The SMCC is attended by submariners from other navies, including the Royal Australian Navy, the Brazilian Navy, the Royal Canadian Navy, the Republic of Korea Navy, and the United States Navy. Officers of the Royal Danish Navy also attended, prior to Denmark's withdrawal of its submarine capability. Overseas candidates attend the course because its high standards enjoy widespread respect, and because it fosters links between allied navies and the Royal Navy.

The SMCC was ISO certified in 2004.

==Course structure==

The diesel-electric course is four months long, with a combination of simulator time ashore and sea time under war-like conditions while operating off the coasts of Norway and Scotland. At most, six students will participate, under the tutelage of an instructor referred to as Teacher. The course has four stages, the first of which is training on Dutch Walrus class submarine simulators at Den Helder. The second stage, known as COCKEX (a corruption of the old COQC name plus the standard shorthand for exercise), takes the candidates to sea, where they practise the skills learned in the simulators, along with tactical safety training. They return to the simulators for stage three, where they are taught both the tactical aspects (including rules of engagement, evasion measures, and interception procedures) and personnel management skills (including stress management, maintaining working conditions, and medical skills) of commanding a submarine, while learning other skills required for command. On conclusion, the students return to sea for the 'Cockfight', where Teacher evaluates each submariner's ability to command a submarine independently. During this, the candidates will be run through multiple war-like exercises with little respite between each. One example of the type of exercise, from the 2004 course, required the candidate to take their submarine into a harbour (simulating a naval base) to lay mines, with less than 6 m of clearance between the fin and ferries passing overhead, and even less distance between the keel and the harbour floor, while a warship used active sonar to hunt for the submarine.

Students who fail the course are, in most cases, no longer permitted to serve on submarines in any capacity. According to Commander Marc Elsensohn, Teacher for the 2004 diesel-electric course, the main reasons for failing are that the candidate regularly loses situational awareness, or shows a narrow focus or over-reliance on one tool or aspect of operations. Making mistakes does not cause a student to fail automatically, as long as the mistake is recognised and corrected before the submarine is endangered.

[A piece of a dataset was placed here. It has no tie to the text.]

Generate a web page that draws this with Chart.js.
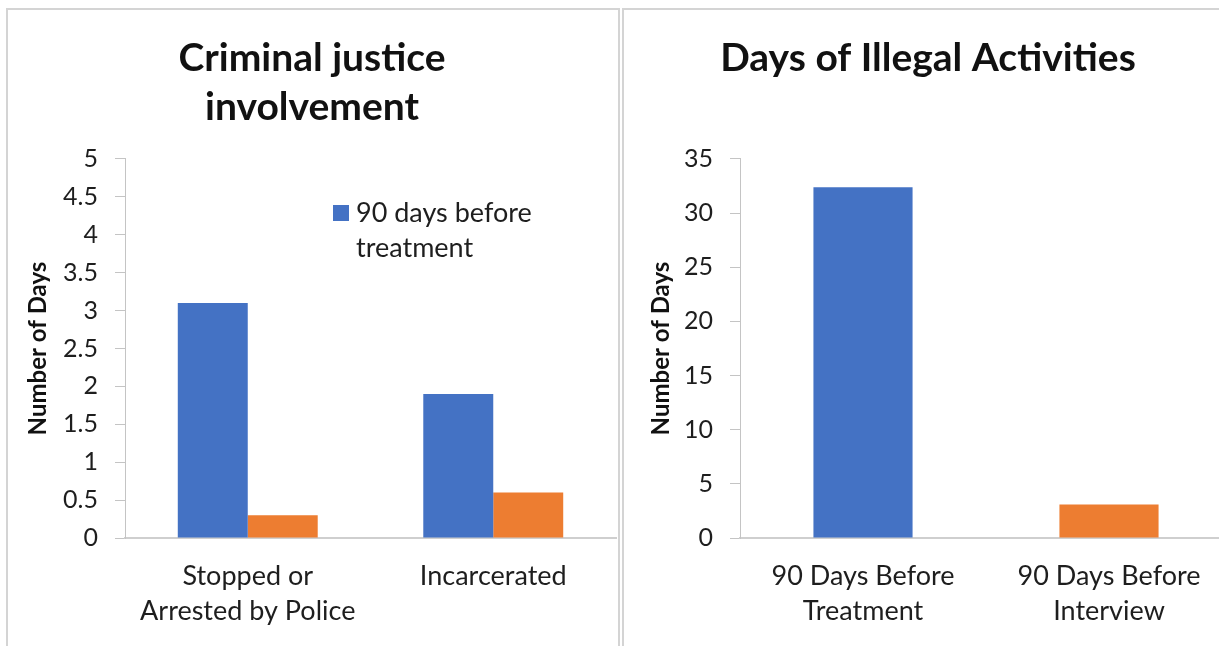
<!DOCTYPE html>
<html>
<head>
<meta charset="utf-8">
<script src="https://cdn.jsdelivr.net/npm/chart.js@4.4.1/dist/chart.umd.min.js"></script>
<style>
  html, body { margin: 0; padding: 0; background: #fff; overflow: hidden; width: 1219px; height: 646px; }
  .box { position: absolute; border: 2px solid #d4d4d4; border-bottom: none; background: #fff; }
  #boxL { left: 6px; top: 8px; width: 610px; height: 700px; }
  #boxR { left: 622px; top: 8px; width: 640px; height: 700px; }
  canvas { display: block; }
</style>
</head>
<body>
<div id="boxL" class="box"><canvas id="cL" width="610" height="636"></canvas></div>
<div id="boxR" class="box"><canvas id="cR" width="612" height="636"></canvas></div>
<script>
// ---- Data ----
const leftTitle = ['Criminal justice', 'involvement'];
const leftCategories = [['Stopped or', 'Arrested by Police'], 'Incarcerated'];
const leftSeriesNames = ['90 days before treatment', '90 days before interview'];
const leftBefore = [3.1, 1.9];
const leftAfter = [0.3, 0.6];
const leftTicks = { min: 0, max: 5, step: 0.5 };

const rightTitle = 'Days of Illegal Activities';
const rightCategories = [['90 Days Before', 'Treatment'], ['90 Days Before', 'Interview']];
const rightValues = [32.4, 3.1];
const rightTicks = { min: 0, max: 35, step: 5 };

const yAxisTitle = 'Number of Days';

// ---- Style ----
const BLUE = '#4472C4';
const ORANGE = '#ED7D31';
const FONT = 'Lato, "Open Sans", sans-serif';
const TEXT = '#1e1e1e';

Chart.defaults.font.family = FONT;
Chart.defaults.color = TEXT;

// custom in-plot legend (wrapped text), drawn from dataset label/color
const innerLegend = {
  id: 'innerLegend',
  afterDraw(chart, args, opts) {
    if (!opts || !opts.display) return;
    const ctx = chart.ctx;
    const ds = chart.data.datasets[opts.datasetIndex || 0];
    ctx.save();
    ctx.font = `${opts.fontSize}px ${FONT}`;
    ctx.fillStyle = ds.backgroundColor;
    ctx.fillRect(opts.x, opts.y, opts.box, opts.box);
    const words = ds.label.split(' ');
    const lines = [];
    let cur = '';
    for (const w of words) {
      const t = cur ? cur + ' ' + w : w;
      if (ctx.measureText(t).width > opts.maxWidth && cur) { lines.push(cur); cur = w; }
      else cur = t;
    }
    if (cur) lines.push(cur);
    ctx.fillStyle = TEXT;
    ctx.textBaseline = 'middle';
    ctx.textAlign = 'left';
    lines.forEach((ln, i) => {
      ctx.fillText(ln, opts.textX, opts.textY + i * opts.lineH);
    });
    ctx.restore();
  }
};

function numLabel(v) { return String(Math.round(v * 100) / 100); }

function makeOptions(cfg) {
  return {
    responsive: false,
    animation: false,
    layout: { padding: { left: 0, right: cfg.padRight, top: 0, bottom: 0 } },
    plugins: {
      legend: { display: false },
      tooltip: { enabled: false },
      title: {
        display: true,
        text: cfg.title,
        color: '#111',
        font: { size: 39, weight: 'bold', family: FONT, lineHeight: 1.256 },
        padding: { top: 24, bottom: cfg.titlePadBottom }
      },
      innerLegend: cfg.legend || { display: false }
    },
    scales: {
      x: {
        grid: { display: false, drawTicks: false },
        border: { display: true, color: '#cfcfcf', width: 2 },
        ticks: { color: TEXT, font: { size: 27, family: FONT, lineHeight: 1.3 }, padding: 21, maxRotation: 0, autoSkip: false },
        afterFit(scale) { scale.height = 108; }
      },
      y: {
        min: cfg.ticks.min, max: cfg.ticks.max,
        grid: { drawOnChartArea: false, drawTicks: true, tickLength: 10, color: '#c4c4c4' },
        border: { display: true, color: '#c4c4c4', width: 1 },
        ticks: { stepSize: cfg.ticks.step, color: TEXT, padding: 17, font: { size: 25, family: FONT }, callback: numLabel },
        title: { display: true, text: yAxisTitle, color: '#111', font: { size: 24, weight: 'bold', family: FONT, lineHeight: 1.2 }, padding: { top: cfg.axisTitlePad, bottom: 0 } },
        afterFit(scale) { scale.width = cfg.yWidth; }
      }
    }
  };
}

new Chart(document.getElementById('cL'), {
  type: 'bar',
  data: {
    labels: leftCategories,
    datasets: [
      { label: leftSeriesNames[0], data: leftBefore, backgroundColor: BLUE, categoryPercentage: 0.57, barPercentage: 1.0 },
      { label: leftSeriesNames[1], data: leftAfter, backgroundColor: ORANGE, categoryPercentage: 0.57, barPercentage: 1.0 }
    ]
  },
  options: makeOptions({
    title: leftTitle, titlePadBottom: 27, ticks: leftTicks, yWidth: 117, padRight: 2, axisTitlePad: 15.5,
    legend: { display: true, datasetIndex: 0, x: 325, y: 195, box: 16, textX: 348, textY: 203, lineH: 35, fontSize: 27, maxWidth: 200 }
  }),
  plugins: [innerLegend]
});

new Chart(document.getElementById('cR'), {
  type: 'bar',
  data: {
    labels: rightCategories,
    datasets: [
      { label: rightTitle, data: rightValues, backgroundColor: [BLUE, ORANGE], categoryPercentage: 0.403, barPercentage: 1.0 }
    ]
  },
  options: makeOptions({
    title: rightTitle, titlePadBottom: 76, ticks: rightTicks, yWidth: 116, padRight: 4, axisTitlePad: 22.5
  }),
  plugins: [innerLegend]
});
</script>
</body>
</html>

If at any point during the training a candidate is withdrawn from training he will be nominated for boat or helicopter transfer and kept occupied until the transfer. Their bag is packed for them and they are notified of the failure when the helicopter or boat arrives. On departure they are presented with a bottle of whisky. A failure on Perisher means that the unsuccessful candidate is not permitted to return to sea as a member of the Submarine Service (although they are still allowed to wear the dolphin badge). They are, however, permitted to remain in the Royal Navy, moving into the surface fleet.